A slightly more appropriate quotation comes from the unlikely source of Doctor Who. When Tom Baker reached the end of his tenure in the title role, he uttered “It’s the end, but the moment has been prepared for.” If Volvo had announced that it were making only purely electric vehicles, then that would certainly have been the death-knell for the type of car that has dominated roads since the early 20th century. But this is a more subtle shift into a situation that The Engineer has been reporting on for some time. It heralds a change in how internal combustion engines will increasingly be developed and operated. “Increasingly” because this is a trend that has been taking shape for around a decade, if not longer. The primary driver for internal combustion engine development is now not how efficiently it can convert the chemical energy of hydrocarbons into kinetic energy to propel the car on the road, but how efficiently it can be used in a system to convert that chemical energy into electrical energy.

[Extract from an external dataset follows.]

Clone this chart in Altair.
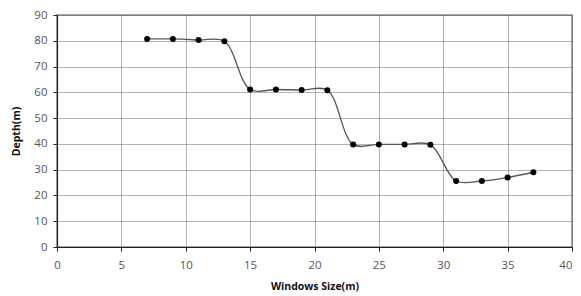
import altair as alt
import pandas as pd

window_size = [7, 9, 11, 13, 15, 17, 19, 21, 23, 25, 27, 29, 31, 33, 35, 37]
depth = [80.7, 80.7, 80.3, 79.8, 61.1, 61.1, 60.9, 60.8, 39.8, 39.8, 39.8, 39.7, 25.6, 25.6, 27.0, 29.0]

df = pd.DataFrame({"w": window_size, "d": depth})

x = alt.X("w:Q", title="Windows Size(m)",
          scale=alt.Scale(domain=[0, 40], nice=False),
          axis=alt.Axis(values=[0, 5, 10, 15, 20, 25, 30, 35, 40], tickSize=4,
                        labelPadding=8, titlePadding=11, labelFlush=False,
                        labelAlign=alt.expr("datum.value >= 40 ? 'right' : 'center'")))
y = alt.Y("d:Q", title="Depth(m)",
          scale=alt.Scale(domain=[0, 90], nice=False),
          axis=alt.Axis(values=list(range(0, 91, 10)), tickSize=4,
                        labelPadding=6, titlePadding=12, labelFlush=False))

line = alt.Chart(df).mark_line(interpolate="catmull-rom", color="#555555",
                               strokeWidth=1.3).encode(x=x, y=y)
pts = alt.Chart(df).mark_circle(size=36, color="#000000", opacity=1).encode(x=x, y=y)

chart = (line + pts).properties(
    width=515, height=232,
    autosize=alt.AutoSizeParams(type="none"),
    padding={"left": 49, "top": 7, "right": 1, "bottom": 47},
).configure_view(
    stroke="#888888", strokeWidth=1.5
).configure_axis(
    grid=True, gridColor="#444444", gridDash=[1, 1], gridWidth=1, gridOpacity=0.8,
    domainColor="#222222", domainWidth=1.2, tickColor="#222222",
    labelFont="Open Sans", labelFontSize=11.5, labelColor="#555555",
    titleFont="Open Sans", titleFontSize=10.5, titleFontWeight="bold", titleColor="#111111",
).configure_axisY(
    labelAlign="right"
)

chart.save("out.html", embed_options={"renderer": "svg", "actions": False})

And even then, Volvo’s announcement doesn’t signal the end of internal combustion as a “prime mover”. Two of the three types of car it will now produce connect the internal combustion engine directly to the wheels of the car at least some of the time. But for certain, the trends that we have seen of making engines lighter and more efficient are set to become even more important, while electric motor and battery development, already very important to the automotive sector, will assume an even more critical role in its development processes. Light weighting development for the rest of the vehicle will also become ever more important, and we can expect to see composites and lightweight metals such as aluminium and even magnesium alloys continuing to displace steel in the automotive sector.

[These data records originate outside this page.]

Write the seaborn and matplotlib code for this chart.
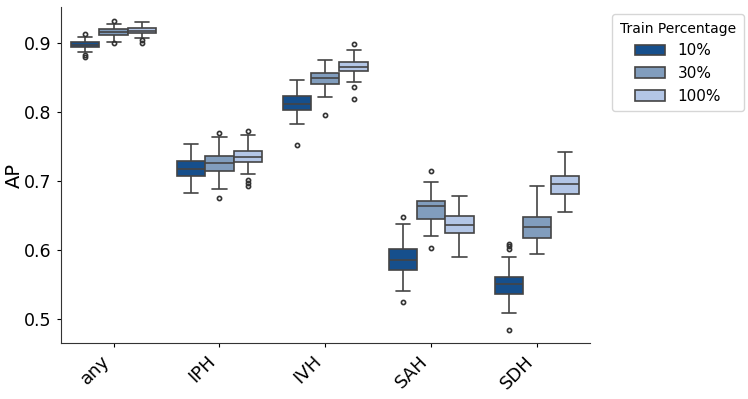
import matplotlib
matplotlib.use("Agg")
import matplotlib.pyplot as plt
import pandas as pd
import seaborn as sns

# Categories and hue levels
categories = ["any", "IPH", "IVH", "SAH", "SDH"]
groups = ["10%", "30%", "100%"]
colors = ["#164f8c", "#819dbd", "#b3c6e6"]

# Box statistics, one list per group (order = categories)
q1_10 = [0.8937, 0.7076, 0.8025, 0.5713, 0.5359]
med_10 = [0.8971, 0.7172, 0.8113, 0.5858, 0.5505]
q3_10 = [0.9004, 0.7288, 0.8229, 0.6008, 0.5601]
wlo_10 = [0.8859, 0.6818, 0.7822, 0.5407, 0.5087]
whi_10 = [0.9083, 0.7531, 0.8462, 0.6377, 0.5897]
out_lo_10 = [[0.882, 0.879], [], [0.7521], [0.5252], [0.4840]]
out_hi_10 = [[0.9127], [], [], [0.6470], [0.6087, 0.6055, 0.6015]]

q1_30 = [0.9116, 0.7148, 0.8404, 0.6450, 0.6174]
med_30 = [0.9156, 0.7265, 0.8495, 0.6629, 0.6338]
q3_30 = [0.9193, 0.7356, 0.8568, 0.6712, 0.6474]
wlo_30 = [0.9015, 0.6876, 0.8219, 0.6207, 0.5941]
whi_30 = [0.9276, 0.7628, 0.8743, 0.6978, 0.6920]
out_lo_30 = [[0.8990], [0.6745], [0.7957], [0.6033], []]
out_hi_30 = [[0.9320], [0.7686], [], [0.7148], []]

q1_100 = [0.9141, 0.7269, 0.8588, 0.6241, 0.6814]
med_100 = [0.9175, 0.7352, 0.8655, 0.6363, 0.6959]
q3_100 = [0.9208, 0.7439, 0.8724, 0.6484, 0.7070]
wlo_100 = [0.9063, 0.7095, 0.8433, 0.5902, 0.6556]
whi_100 = [0.9295, 0.7662, 0.8888, 0.6779, 0.7419]
out_lo_100 = [[0.9033, 0.9000], [0.7005, 0.6970, 0.6930], [0.8356, 0.8185], [], []]
out_hi_100 = [[], [0.7724], [0.8985], [], []]


def expand(q1, med, q3, wlo, whi, lo, hi):
    """Build 17 values whose linear percentiles give the drawn box."""
    low = lo + [wlo] * (4 - len(lo))
    high = hi + [whi] * (4 - len(hi))
    return low + [q1] + [med] * 3 + [med] + [med] * 3 + [q3] + high


stats = {
    "10%": (q1_10, med_10, q3_10, wlo_10, whi_10, out_lo_10, out_hi_10),
    "30%": (q1_30, med_30, q3_30, wlo_30, whi_30, out_lo_30, out_hi_30),
    "100%": (q1_100, med_100, q3_100, wlo_100, whi_100, out_lo_100, out_hi_100),
}

rows = []
for g in groups:
    s = stats[g]
    for i, cat in enumerate(categories):
        vals = expand(s[0][i], s[1][i], s[2][i], s[3][i], s[4][i], s[5][i], s[6][i])
        for v in vals:
            rows.append({"category": cat, "Train Percentage": g, "AP": v})
df = pd.DataFrame(rows)

sns.set_style("white")
plt.rcParams.update({
    "text.color": "black",
    "axes.labelcolor": "black",
    "xtick.color": "black",
    "ytick.color": "black",
    "axes.edgecolor": "#333333",
})

fig = plt.figure(figsize=(7.48, 3.99), dpi=100)
ax = fig.add_axes([0.0811, 0.1396, 0.7077, 0.8436])

sns.boxplot(
    data=df,
    x="category",
    y="AP",
    hue="Train Percentage",
    order=categories,
    hue_order=groups,
    palette=colors,
    saturation=1,
    width=0.8,
    linewidth=1.2,
    linecolor="#444444",
    flierprops=dict(marker="o", markersize=3, markerfacecolor="none",
                    markeredgecolor="#333333", markeredgewidth=1.2),
    ax=ax,
)

ax.set_ylim(0.4648, 0.9521)
ax.set_yticks([0.5, 0.6, 0.7, 0.8, 0.9])
ax.set_xlabel("")
ax.set_ylabel("AP", fontsize=14, labelpad=0)
ax.tick_params(axis="y", labelsize=12.5, left=True, length=3)
ax.tick_params(axis="x", labelsize=13, bottom=True, length=3)
plt.setp(ax.get_xticklabels(), rotation=45, ha="right")
sns.despine(ax=ax)

ax.legend(title="Train Percentage", loc="upper left",
          bbox_to_anchor=(1.042, 0.978), borderaxespad=0,
          fontsize=11, title_fontsize=10,
          handlelength=2.0, handletextpad=0.8, borderpad=0.5,
          labelspacing=0.5)

fig.savefig("out.png", dpi=100)
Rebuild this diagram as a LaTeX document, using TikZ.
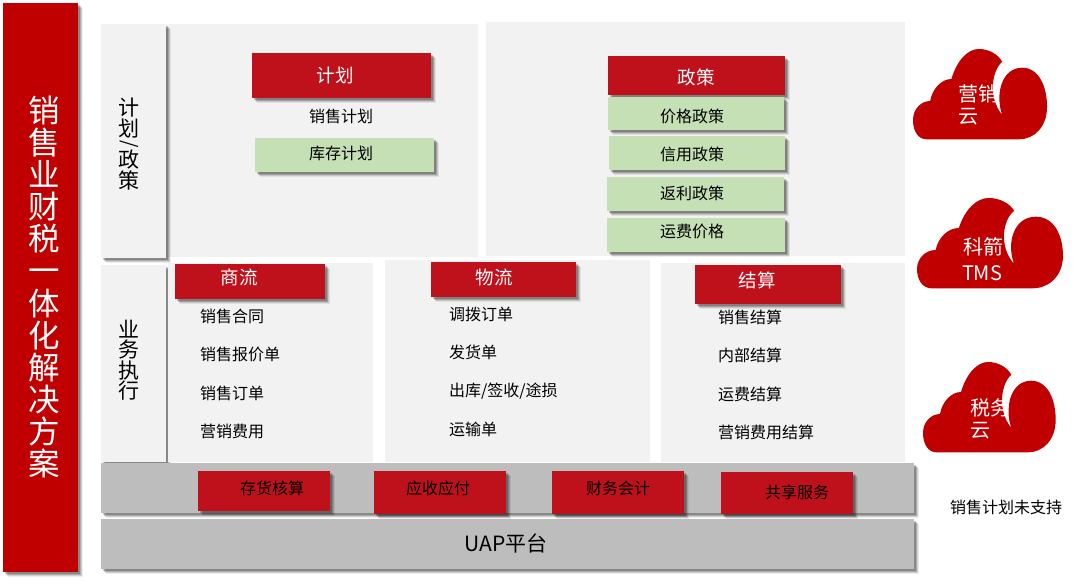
\documentclass[tikz,border=0pt]{standalone}
\usepackage{fontspec}
\setmainfont{Noto Sans CJK SC}
\usetikzlibrary{shadows}
\definecolor{titlered}{HTML}{C00000}
\definecolor{boxred}{HTML}{BF111B}
\definecolor{panelgray}{HTML}{F2F2F2}
\definecolor{bandgray}{HTML}{BDBDBD}
\definecolor{leafgreen}{HTML}{C5E0B4}
\tikzset{
  x=1pt,y=-1pt,
  shadowed/.style={
    drop shadow={shadow xshift=5pt,shadow yshift=-5pt,fill=black,opacity=.07},
    drop shadow={shadow xshift=4pt,shadow yshift=-4pt,fill=black,opacity=.12},
    drop shadow={shadow xshift=3pt,shadow yshift=-3pt,fill=black,opacity=.18},
    drop shadow={shadow xshift=2pt,shadow yshift=-2pt,fill=black,opacity=.2}},
  plate/.style={rectangle,inner sep=0pt,outer sep=0pt,draw=none},
  panel/.style={plate,fill=panelgray},
  sidebox/.style={plate,fill=panelgray,shadowed},
  redbox/.style={plate,fill=boxred,shadowed},
  greenbox/.style={plate,fill=leafgreen,shadowed},
  band/.style={plate,fill=bandgray,shadowed},
  titlebox/.style={plate,fill=titlered,shadowed},
  txt/.style={inner sep=0pt,outer sep=0pt,font=\fontsize{16}{18}\selectfont,text=black},
  listtxt/.style={txt,anchor=west},
  headtxt/.style={inner sep=0pt,outer sep=0pt,font=\fontsize{18.5}{20}\selectfont,text=white},
  cloudtxt/.style={inner sep=0pt,outer sep=0pt,font=\fontsize{20}{24}\selectfont,text=white},
  sidetxt/.style={inner sep=0pt,outer sep=0pt,align=center,font=\fontsize{21}{20.5}\selectfont,text=black},
  cloudfill/.style={fill=titlered,draw=none}
}
\newcommand{\bx}[6]{\node[#2,minimum width={(#5-#3)*1pt},minimum height={(#6-#4)*1pt}] (#1) at ({(#3+#5)/2},{(#4+#6)/2}) {};}
\newcommand{\cloudat}[3]{\fill[cloudfill,shift={(#1,#2)},xscale=#3] (88.3,12.7) .. controls (78,22) and (74,48) .. (88.3,66)
  .. controls (81,45) and (88,18.7) .. (108,18.7)
  .. controls (125,18.7) and (132.7,38) .. (132.7,57.7)
  .. controls (132.7,78) and (120,90.3) .. (105,90.3)
  -- (13.3,90.3) .. controls (5,90.3) and (0,82) .. (0,71)
  .. controls (0,60) and (8,52) .. (17,52)
  .. controls (19,40) and (28,30) .. (38,30)
  .. controls (44,10) and (55,0) .. (65,0)
  .. controls (75,0) and (84,5) .. (88.3,12.7) -- cycle;}
\begin{document}
\begin{tikzpicture}
\useasboundingbox (0,0) rectangle (1073,581);
\fill[white] (0,0) rectangle (1073,581);
% title
\bx{title}{titlebox}{3}{3}{78}{572}
\node[inner sep=0pt,align=center,text=white,font=\fontsize{31.5}{32.1}\selectfont] (titlet) at (44,287) {销\\售\\业\\财\\税\\一\\体\\化\\解\\决\\方\\案};
% top panels
\bx{pa}{panel}{101}{24}{478}{257}
\bx{pb}{panel}{486}{22}{905}{256}
\bx{sa}{sidebox}{101}{24}{166}{258}
\node[sidetxt] (sat) at (128.5,118) {计\\划};
\node[sidetxt,font=\fontsize{19}{20}\selectfont,rotate=-90] (sas) at (129.5,144.5) {/};
\node[sidetxt] (sau) at (128.5,170) {政\\策};
\bx{jh}{redbox}{252}{53}{431}{98}
\node[headtxt] (jht) at (335,75) {计划};
\node[txt] (xsjh) at (341,116) {销售计划};
\bx{kc}{greenbox}{255}{138}{434}{172}
\node[txt] (kct) at (341,153) {库存计划};
\bx{zc}{redbox}{608}{56}{785}{95}
\node[headtxt] (zct) at (696,77) {政策};
\bx{g1}{greenbox}{608}{97}{784}{130}
\node[txt] (g1t) at (692,116) {价格政策};
\bx{g2}{greenbox}{609}{136}{785}{170}
\node[txt] (g2t) at (692,154) {信用政策};
\bx{g3}{greenbox}{607}{177}{784}{211}
\node[txt] (g3t) at (692,193) {返利政策};
\bx{g4}{greenbox}{607}{218}{785}{252}
\node[txt] (g4t) at (692,231) {运费价格};
% middle row
\bx{sb}{sidebox}{101}{265}{166}{462}
\node[sidetxt] (sbt) at (128.5,360) {业\\务\\执\\行};
\bx{p1}{panel}{168}{263}{373}{462}
\bx{p2}{panel}{385}{260}{650}{462}
\bx{p3}{panel}{661}{263}{905}{462}
\bx{sl}{redbox}{175}{264}{325}{299}
\node[headtxt] (slt) at (239,277) {商流};
\bx{wl}{redbox}{431}{262}{576}{297}
\node[headtxt] (wlt) at (494,277) {物流};
\bx{js}{redbox}{695}{265}{841}{304}
\node[headtxt] (jst) at (757,280) {结算};
\node[listtxt] (a1) at (200,316) {销售合同};
\node[listtxt] (a2) at (200,354) {销售报价单};
\node[listtxt] (a3) at (200,393) {销售订单};
\node[listtxt] (a4) at (200,431) {营销费用};
\node[listtxt] (b1) at (449,314) {调拨订单};
\node[listtxt] (b2) at (449,352) {发货单};
\node[listtxt] (b3) at (449,391) {出库/签收/途损};
\node[listtxt] (b4) at (449,429) {运输单};
\node[listtxt] (c1) at (718,317) {销售结算};
\node[listtxt] (c2) at (718,355) {内部结算};
\node[listtxt] (c3) at (718,394) {运费结算};
\node[listtxt] (c4) at (718,432) {营销费用结算};
% bottom bands
\bx{bd}{band}{101}{463}{914}{513}
\bx{uap}{band}{101}{519}{914}{569}
\node[txt,font=\fontsize{21}{24}\selectfont] (uapt) at (506,543) {UAP平台};
\bx{r1}{redbox}{198}{471}{330}{511}
\node[txt] (r1t) at (272,488) {存货核算};
\bx{r2}{redbox}{374}{471}{506}{514}
\node[txt] (r2t) at (438,488) {应收应付};
\bx{r3}{redbox}{552}{471}{684}{514}
\node[txt] (r3t) at (618,488) {财务会计};
\bx{r4}{redbox}{721}{472}{853}{514}
\node[txt] (r4t) at (797,492) {共享服务};
% clouds
\cloudat{913}{49}{1.01}
\cloudat{917}{198}{1.1}
\cloudat{923}{362}{1}
\node[cloudtxt,anchor=west] (c1a) at (958,94) {营销};
\node[cloudtxt,anchor=west] (c1b) at (958,117) {云};
\node[cloudtxt,anchor=west] (c2a) at (963,247) {科箭};
\node[cloudtxt,anchor=west] (c2b) at (962,273) {TMS};
\node[cloudtxt,anchor=west] (c3a) at (970,408) {税务};
\node[cloudtxt,anchor=west] (c3b) at (970,431) {云};
\node[txt] (note) at (1006,507) {销售计划未支持};
\end{tikzpicture}
\end{document}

It’s no surprise that of all the mainstream manufacturers, it was Volvo that made this announcement. For many years, it has been at the forefront of automotive technology, although possibly better known for its safety emphasis than for drivetrain innovation. But its acquisition by Chinese manufacturer Geely in 2010 put a new emphasis on drivetrain.

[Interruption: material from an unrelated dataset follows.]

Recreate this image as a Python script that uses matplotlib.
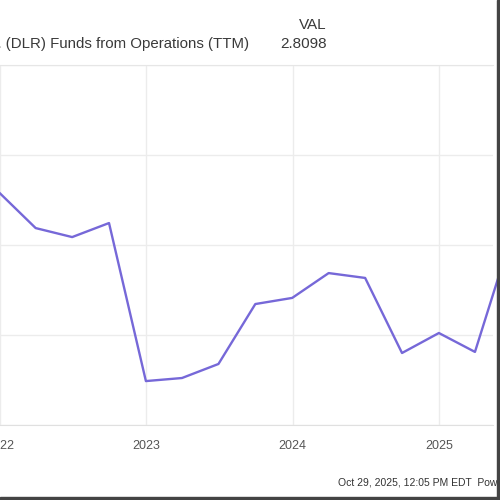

It is perhaps not fully appreciated that China is the world’s largest market for electric cars,with 265,000 vehicles sold there last year (more than twice as many as in all of Europe) and its government recently signalled another shift: away from conventional battery technologies towards hydrogen fuel cell electricity by shifting its funding of R&D. As we reported in our recent cover feature on hydrogen technologies, China plans to bring in fleets of fuel cell powered buses to its cities, starting with relatively small numbers (300 buses are on order, which sounds small but is in fact twice the number of fuel cell buses currently in operation around the world) and will have to establish some sort of hydrogen distribution and refuelling capacity relatively soon to back this up. It will be truly interesting if Volvo also starts developing along this route, joining companies such as Toyota and Hyundai in developing a mass-market, assembly-line-produced fuel cell vehicle; but we have seen no indication of that yet. Battery development will doubtless continue.
Volvo announced that it is to launch five pure electric cars between 2019 and 2021, three of which will be high-performance models via a subsidiary called Polestar launched last month; an interesting move considering the advances in hybrid technologies that have been demonstrated in the performance car market with the recent models from Ferrari, Porsche and McLaren. Volvo of course was known for its sports cars in previous decades, but has not addressed that market for years. It has long been a truism that the performance car market – and other parts in the premium sector – have seen automotive innovations first, before they filter down to mass-market models. It seems that this trend is continuing.
Meanwhile, the best known electric carmaker, Tesla, is delivering the first of its Model 3 vehicles to customers this month, the Model 3 is Tesla’s first lower-priced vehicle aimed at more of the mass market than its previous premium models, and Volvo’s announcement should certainly be seen as a signal to Tesla (and its charismatic chief executive, Elon Musk) that it is not going to be alone in this market for long. Although, with the number of Toyota Priuses we see passing Engineer Towers every day, Musk – and now Volvo – already have quite stiff competition in this sector.